I am mighty proud of my children. JJ is unique among them, as he desires to be. He is not interested in the things the rest of us are, and he always finds something to complain against about the things we do enjoy or the way we do things. But he is growing into manhood in a fine way. I know he has a character issue or two to make his own (hopefully good) decisions about, but the course he is taking now seems to be largely a fine one, and we are so enjoying watching him as he explores possibilities and options for his future. If he can learn to lead with gentleness and persuasion instead of furrowed brows and threats, he will do tremendous, amazing things!
The other three are more like me in many ways. Not necessarily their personalities. I don’t mean that. In fact, JJ is probably more like me in many ways… impatient with those slower than himself, bossy… lol! That’s me. But by the grace of God, by my salvation and changes God has wrought in me, I am so much more the person God intended me to be than I was ten years ago! That is a life I am so glad He has taken away. This new life is ever so much better! But Cecily, while very quiet, keeping most things to herself (I can’t not talk without forcing myself to be quiet!) is as much interested in nature, wildlife, farming, gardening, and horses as I could be. That is a delight. And Danny … ha ha. He is a child unto himself. I wish I knew how to channel his genius. He is still so naive and immature, yet I would not wish to squash his creativity and inventiveness in any manner.
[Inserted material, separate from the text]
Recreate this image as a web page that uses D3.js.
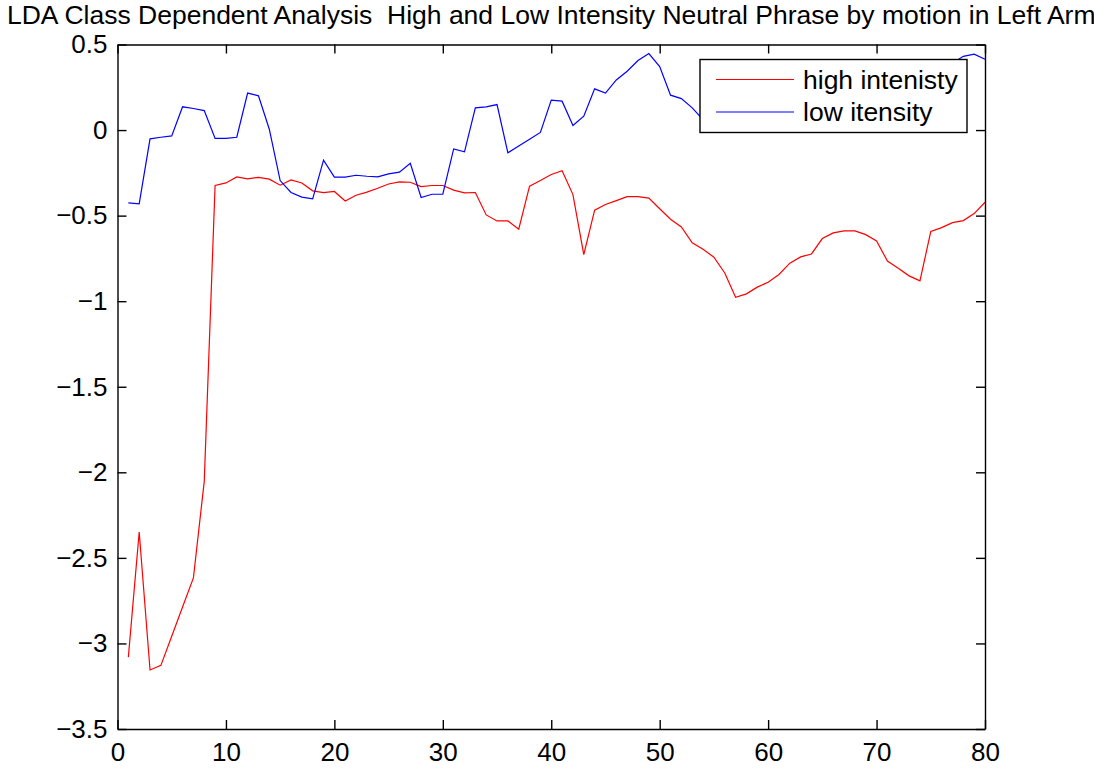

I hope he cultivates it. He will be an astounding man! And finally, our beloved Betsy. The pet of the family. Perfect? Not nearly. She is messy, bossy like me, always trying to mother Danny – who is not interested in being mothered by someone two and a half years his junior. But her heart is made of something better and more pure than solid gold. She jumps to please and comfort whomever she can, and her ministrations, cheerful smile and willingness to pitch in and help with whatever needs doing is a blessing everywhere. She has been truly gifted by God in this respect, with an absolutely heart-stirring generosity of soul.